§ **AIM**
Using the entries shown below, output the line containing "Emit a Python", the line containing "2.62, 2.62, 2.20, 1.95, 2.25, 1.80, 1.60, 2.10]", and every line between them, exactly. Pictures are omitted.

§ **INFORMATION GIVEN**
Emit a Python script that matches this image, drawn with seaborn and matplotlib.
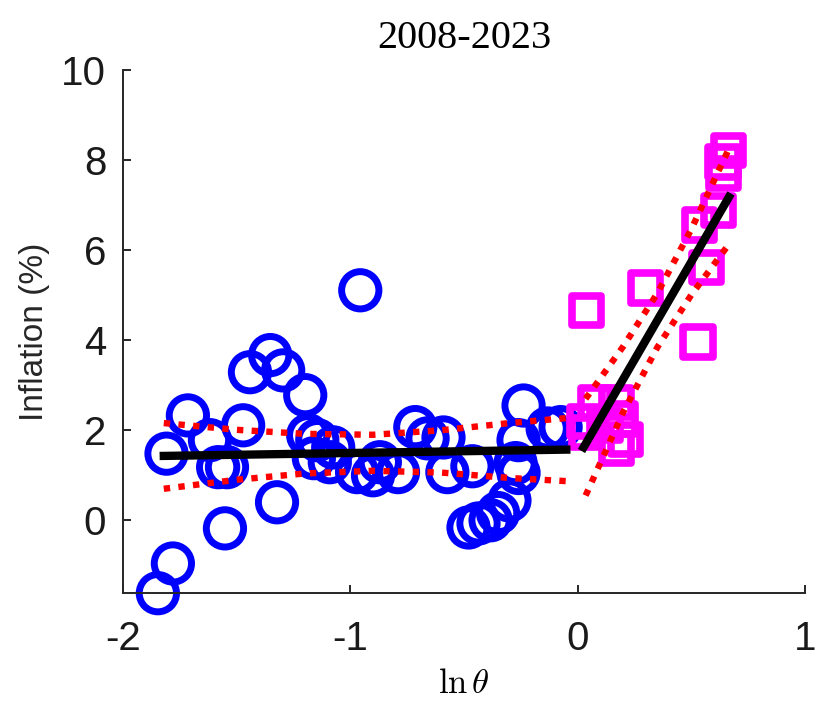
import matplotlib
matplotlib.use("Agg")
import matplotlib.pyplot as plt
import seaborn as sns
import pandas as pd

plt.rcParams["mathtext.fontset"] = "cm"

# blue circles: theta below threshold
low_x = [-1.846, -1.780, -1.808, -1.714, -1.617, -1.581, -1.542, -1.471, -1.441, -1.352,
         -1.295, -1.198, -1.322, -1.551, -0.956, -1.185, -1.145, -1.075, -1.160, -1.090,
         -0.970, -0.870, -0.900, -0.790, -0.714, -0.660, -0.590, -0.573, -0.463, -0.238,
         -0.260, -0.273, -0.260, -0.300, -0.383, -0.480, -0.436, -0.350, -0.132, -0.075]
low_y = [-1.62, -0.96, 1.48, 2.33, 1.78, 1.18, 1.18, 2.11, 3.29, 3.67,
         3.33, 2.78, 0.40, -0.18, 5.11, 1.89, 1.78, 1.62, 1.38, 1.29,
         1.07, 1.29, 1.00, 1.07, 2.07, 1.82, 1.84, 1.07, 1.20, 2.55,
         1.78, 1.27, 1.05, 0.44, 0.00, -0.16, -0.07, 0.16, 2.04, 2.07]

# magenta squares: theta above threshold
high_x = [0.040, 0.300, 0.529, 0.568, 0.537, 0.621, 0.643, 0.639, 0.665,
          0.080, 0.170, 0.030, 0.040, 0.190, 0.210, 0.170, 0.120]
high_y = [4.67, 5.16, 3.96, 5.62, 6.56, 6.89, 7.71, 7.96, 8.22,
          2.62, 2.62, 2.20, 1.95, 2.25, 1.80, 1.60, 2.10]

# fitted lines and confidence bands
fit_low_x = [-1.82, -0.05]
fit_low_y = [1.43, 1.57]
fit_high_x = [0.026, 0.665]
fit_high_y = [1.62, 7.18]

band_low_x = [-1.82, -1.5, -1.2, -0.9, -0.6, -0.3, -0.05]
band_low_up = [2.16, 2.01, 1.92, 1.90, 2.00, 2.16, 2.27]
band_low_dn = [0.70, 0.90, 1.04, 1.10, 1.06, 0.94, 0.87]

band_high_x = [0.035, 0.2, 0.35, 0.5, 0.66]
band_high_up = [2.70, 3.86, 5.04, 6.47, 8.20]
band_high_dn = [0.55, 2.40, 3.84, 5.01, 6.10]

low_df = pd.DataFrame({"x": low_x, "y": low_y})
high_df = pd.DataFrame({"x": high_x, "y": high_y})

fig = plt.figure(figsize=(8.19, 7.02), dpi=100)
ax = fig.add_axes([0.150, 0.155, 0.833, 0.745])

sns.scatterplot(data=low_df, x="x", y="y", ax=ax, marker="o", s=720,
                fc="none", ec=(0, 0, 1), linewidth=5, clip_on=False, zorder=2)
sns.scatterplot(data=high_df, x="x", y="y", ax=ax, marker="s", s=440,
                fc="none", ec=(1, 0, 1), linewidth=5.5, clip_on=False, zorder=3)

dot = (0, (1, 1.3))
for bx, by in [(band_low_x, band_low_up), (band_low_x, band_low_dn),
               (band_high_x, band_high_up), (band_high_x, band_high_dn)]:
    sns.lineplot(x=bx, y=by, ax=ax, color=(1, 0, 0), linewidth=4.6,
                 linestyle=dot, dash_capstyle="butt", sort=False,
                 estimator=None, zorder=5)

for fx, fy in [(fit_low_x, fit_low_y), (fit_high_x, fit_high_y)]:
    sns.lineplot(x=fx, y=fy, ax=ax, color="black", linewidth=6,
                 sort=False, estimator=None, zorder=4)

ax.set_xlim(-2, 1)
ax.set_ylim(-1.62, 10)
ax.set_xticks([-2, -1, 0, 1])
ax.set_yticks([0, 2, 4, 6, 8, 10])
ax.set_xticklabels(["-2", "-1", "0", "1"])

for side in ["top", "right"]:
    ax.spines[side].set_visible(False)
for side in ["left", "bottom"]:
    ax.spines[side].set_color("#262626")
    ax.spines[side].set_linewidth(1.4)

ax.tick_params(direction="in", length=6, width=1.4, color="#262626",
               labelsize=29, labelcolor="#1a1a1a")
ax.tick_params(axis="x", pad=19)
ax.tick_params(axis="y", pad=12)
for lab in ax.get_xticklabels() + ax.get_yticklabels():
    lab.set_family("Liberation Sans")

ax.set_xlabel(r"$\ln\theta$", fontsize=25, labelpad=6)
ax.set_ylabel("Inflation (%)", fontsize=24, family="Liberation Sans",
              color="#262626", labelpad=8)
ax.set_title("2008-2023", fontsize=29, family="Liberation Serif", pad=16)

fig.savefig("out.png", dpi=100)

* * *

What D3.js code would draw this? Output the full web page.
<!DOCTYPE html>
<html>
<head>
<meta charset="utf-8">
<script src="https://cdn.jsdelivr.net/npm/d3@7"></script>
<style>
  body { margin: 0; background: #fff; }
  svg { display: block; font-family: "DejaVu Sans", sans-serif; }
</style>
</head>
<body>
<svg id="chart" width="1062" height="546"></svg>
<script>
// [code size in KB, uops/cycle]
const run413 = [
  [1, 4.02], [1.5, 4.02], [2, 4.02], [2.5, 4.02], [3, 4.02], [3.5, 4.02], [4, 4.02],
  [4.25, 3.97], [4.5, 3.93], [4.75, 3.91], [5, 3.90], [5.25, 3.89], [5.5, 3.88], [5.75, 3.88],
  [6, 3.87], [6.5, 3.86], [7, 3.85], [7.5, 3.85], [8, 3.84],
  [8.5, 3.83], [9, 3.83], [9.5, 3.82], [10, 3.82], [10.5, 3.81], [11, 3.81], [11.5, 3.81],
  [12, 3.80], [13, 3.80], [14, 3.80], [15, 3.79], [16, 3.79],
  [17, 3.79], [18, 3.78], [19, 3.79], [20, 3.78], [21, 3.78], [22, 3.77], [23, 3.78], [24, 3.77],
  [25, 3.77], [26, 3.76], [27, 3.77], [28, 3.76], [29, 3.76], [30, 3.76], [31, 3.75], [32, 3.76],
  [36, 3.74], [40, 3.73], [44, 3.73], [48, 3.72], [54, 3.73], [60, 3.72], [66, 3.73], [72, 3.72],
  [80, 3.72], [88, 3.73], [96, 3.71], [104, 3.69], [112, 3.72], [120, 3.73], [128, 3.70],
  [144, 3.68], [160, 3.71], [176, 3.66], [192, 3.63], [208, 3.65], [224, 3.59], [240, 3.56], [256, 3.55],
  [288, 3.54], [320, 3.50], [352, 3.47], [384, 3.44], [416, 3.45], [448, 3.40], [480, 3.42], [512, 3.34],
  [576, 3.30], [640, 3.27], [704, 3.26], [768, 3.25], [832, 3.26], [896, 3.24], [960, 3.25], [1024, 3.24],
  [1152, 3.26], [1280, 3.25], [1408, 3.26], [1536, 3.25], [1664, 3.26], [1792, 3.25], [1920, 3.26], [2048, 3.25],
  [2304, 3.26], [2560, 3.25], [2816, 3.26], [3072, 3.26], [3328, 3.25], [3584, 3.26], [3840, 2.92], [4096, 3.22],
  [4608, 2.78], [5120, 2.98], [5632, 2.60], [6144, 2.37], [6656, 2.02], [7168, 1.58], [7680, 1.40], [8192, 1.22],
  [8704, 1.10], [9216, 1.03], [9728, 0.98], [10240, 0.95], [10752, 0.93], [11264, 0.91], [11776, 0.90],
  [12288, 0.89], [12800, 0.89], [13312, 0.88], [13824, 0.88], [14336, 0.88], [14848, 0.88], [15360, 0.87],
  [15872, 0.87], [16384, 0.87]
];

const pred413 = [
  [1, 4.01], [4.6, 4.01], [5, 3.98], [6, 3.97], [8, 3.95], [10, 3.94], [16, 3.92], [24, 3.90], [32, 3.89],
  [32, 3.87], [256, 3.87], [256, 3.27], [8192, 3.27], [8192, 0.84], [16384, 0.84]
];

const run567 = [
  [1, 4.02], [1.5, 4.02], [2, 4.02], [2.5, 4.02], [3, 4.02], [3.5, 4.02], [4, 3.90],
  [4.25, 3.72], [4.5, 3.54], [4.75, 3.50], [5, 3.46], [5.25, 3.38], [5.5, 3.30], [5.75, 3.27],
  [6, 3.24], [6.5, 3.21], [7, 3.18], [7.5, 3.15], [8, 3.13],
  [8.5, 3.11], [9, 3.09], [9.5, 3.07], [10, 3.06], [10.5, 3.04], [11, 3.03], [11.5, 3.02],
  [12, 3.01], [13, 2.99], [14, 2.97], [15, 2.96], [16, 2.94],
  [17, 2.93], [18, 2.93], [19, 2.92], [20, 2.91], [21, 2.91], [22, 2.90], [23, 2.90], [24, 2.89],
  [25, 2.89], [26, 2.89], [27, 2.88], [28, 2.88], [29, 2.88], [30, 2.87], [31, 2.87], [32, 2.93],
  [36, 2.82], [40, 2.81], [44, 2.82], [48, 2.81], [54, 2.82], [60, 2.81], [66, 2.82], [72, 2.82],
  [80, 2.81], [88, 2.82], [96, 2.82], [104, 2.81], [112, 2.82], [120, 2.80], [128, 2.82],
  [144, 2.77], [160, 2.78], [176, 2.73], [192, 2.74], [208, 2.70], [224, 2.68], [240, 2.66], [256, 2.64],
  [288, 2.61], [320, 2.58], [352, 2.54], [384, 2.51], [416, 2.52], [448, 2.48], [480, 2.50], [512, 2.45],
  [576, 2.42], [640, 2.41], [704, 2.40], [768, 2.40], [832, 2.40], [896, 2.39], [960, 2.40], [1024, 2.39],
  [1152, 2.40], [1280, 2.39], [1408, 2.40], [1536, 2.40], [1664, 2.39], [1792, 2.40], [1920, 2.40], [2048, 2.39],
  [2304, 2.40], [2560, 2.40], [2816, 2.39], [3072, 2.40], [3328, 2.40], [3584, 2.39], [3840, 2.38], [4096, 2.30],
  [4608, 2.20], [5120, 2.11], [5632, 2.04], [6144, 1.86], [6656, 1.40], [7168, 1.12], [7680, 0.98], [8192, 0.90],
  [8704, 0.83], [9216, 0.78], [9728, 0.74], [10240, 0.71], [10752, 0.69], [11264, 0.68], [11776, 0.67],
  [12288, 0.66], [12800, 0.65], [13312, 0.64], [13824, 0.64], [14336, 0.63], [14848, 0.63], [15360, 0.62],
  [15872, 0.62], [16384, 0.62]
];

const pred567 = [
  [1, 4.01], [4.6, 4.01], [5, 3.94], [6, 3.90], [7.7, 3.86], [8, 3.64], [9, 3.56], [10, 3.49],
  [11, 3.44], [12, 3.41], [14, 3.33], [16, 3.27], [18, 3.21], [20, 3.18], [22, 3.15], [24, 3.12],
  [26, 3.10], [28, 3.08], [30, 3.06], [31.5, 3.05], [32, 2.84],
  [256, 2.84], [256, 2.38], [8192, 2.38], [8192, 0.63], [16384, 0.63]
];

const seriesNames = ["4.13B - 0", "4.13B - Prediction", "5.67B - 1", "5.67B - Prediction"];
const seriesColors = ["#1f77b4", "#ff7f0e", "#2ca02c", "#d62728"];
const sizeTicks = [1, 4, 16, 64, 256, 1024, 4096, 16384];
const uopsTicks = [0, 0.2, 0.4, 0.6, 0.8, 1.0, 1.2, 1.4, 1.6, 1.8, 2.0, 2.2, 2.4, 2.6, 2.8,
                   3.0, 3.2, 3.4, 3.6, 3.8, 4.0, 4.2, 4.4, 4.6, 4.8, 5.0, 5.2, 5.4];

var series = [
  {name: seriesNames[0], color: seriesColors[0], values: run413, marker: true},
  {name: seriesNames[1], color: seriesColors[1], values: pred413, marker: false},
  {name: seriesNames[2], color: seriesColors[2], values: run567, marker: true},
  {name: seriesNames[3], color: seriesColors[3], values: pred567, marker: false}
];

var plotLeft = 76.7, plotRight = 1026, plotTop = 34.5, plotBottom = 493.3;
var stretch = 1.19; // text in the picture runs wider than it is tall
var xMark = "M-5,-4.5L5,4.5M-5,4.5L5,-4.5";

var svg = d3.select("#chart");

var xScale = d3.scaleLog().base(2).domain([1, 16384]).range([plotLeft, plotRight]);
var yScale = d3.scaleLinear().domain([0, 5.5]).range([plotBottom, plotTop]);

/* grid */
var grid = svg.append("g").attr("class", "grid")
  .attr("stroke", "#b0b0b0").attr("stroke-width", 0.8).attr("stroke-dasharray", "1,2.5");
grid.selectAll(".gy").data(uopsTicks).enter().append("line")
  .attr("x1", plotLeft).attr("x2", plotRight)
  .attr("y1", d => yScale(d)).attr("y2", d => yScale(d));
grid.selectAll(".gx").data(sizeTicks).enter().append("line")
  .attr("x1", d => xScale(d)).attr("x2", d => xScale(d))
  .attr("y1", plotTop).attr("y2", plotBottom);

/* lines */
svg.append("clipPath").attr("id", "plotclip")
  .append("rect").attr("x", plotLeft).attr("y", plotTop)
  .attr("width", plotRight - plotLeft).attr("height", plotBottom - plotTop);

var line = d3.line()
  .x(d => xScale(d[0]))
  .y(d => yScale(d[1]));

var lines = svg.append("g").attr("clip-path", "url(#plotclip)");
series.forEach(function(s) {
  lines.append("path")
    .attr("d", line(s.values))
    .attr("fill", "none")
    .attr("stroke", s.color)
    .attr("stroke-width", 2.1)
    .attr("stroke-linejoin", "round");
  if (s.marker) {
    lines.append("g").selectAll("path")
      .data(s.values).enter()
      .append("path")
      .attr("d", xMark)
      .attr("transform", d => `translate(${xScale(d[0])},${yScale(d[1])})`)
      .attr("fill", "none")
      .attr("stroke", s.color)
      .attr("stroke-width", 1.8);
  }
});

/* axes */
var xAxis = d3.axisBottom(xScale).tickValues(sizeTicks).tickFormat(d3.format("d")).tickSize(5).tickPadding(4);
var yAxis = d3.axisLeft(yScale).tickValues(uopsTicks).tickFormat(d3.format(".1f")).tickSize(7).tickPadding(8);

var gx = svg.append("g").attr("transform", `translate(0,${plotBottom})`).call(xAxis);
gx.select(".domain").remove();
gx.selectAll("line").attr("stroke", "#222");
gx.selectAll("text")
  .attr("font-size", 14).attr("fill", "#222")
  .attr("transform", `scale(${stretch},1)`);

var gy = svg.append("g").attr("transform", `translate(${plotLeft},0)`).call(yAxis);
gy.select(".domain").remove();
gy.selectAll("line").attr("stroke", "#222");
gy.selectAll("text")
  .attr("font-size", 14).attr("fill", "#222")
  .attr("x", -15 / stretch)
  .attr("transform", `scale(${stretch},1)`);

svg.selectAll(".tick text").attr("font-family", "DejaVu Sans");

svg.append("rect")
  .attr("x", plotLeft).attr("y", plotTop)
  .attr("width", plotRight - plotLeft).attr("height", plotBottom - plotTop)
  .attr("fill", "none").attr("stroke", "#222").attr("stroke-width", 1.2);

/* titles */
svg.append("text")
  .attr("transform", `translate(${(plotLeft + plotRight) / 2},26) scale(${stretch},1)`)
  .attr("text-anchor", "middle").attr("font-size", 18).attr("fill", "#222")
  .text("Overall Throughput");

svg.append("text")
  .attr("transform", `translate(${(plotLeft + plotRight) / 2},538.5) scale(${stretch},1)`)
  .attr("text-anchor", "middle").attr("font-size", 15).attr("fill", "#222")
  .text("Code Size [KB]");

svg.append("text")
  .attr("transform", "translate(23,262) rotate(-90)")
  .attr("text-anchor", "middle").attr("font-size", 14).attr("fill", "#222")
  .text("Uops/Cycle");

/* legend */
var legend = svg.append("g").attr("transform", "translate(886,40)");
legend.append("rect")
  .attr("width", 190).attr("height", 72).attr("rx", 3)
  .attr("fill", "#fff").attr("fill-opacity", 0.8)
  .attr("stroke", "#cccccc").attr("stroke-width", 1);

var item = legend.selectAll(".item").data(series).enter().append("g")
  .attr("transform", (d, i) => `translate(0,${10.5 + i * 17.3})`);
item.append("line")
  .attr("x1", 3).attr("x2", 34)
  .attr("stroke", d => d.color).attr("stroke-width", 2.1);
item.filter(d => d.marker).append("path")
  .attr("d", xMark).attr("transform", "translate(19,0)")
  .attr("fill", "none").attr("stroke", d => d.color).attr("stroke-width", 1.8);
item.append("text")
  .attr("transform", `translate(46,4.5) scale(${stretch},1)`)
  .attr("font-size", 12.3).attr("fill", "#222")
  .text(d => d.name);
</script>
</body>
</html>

==

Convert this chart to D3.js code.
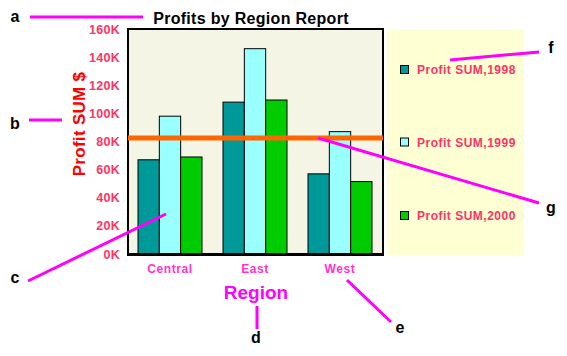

§ **TASK ANSWER**
Emit a Python script that matches this image, drawn with seaborn and matplotlib.
import matplotlib
matplotlib.use("Agg")
import matplotlib.pyplot as plt
import seaborn as sns
import pandas as pd

plt.rcParams["mathtext.fontset"] = "cm"

# blue circles: theta below threshold
low_x = [-1.846, -1.780, -1.808, -1.714, -1.617, -1.581, -1.542, -1.471, -1.441, -1.352,
         -1.295, -1.198, -1.322, -1.551, -0.956, -1.185, -1.145, -1.075, -1.160, -1.090,
         -0.970, -0.870, -0.900, -0.790, -0.714, -0.660, -0.590, -0.573, -0.463, -0.238,
         -0.260, -0.273, -0.260, -0.300, -0.383, -0.480, -0.436, -0.350, -0.132, -0.075]
low_y = [-1.62, -0.96, 1.48, 2.33, 1.78, 1.18, 1.18, 2.11, 3.29, 3.67,
         3.33, 2.78, 0.40, -0.18, 5.11, 1.89, 1.78, 1.62, 1.38, 1.29,
         1.07, 1.29, 1.00, 1.07, 2.07, 1.82, 1.84, 1.07, 1.20, 2.55,
         1.78, 1.27, 1.05, 0.44, 0.00, -0.16, -0.07, 0.16, 2.04, 2.07]

# magenta squares: theta above threshold
high_x = [0.040, 0.300, 0.529, 0.568, 0.537, 0.621, 0.643, 0.639, 0.665,
          0.080, 0.170, 0.030, 0.040, 0.190, 0.210, 0.170, 0.120]
high_y = [4.67, 5.16, 3.96, 5.62, 6.56, 6.89, 7.71, 7.96, 8.22,
          2.62, 2.62, 2.20, 1.95, 2.25, 1.80, 1.60, 2.10]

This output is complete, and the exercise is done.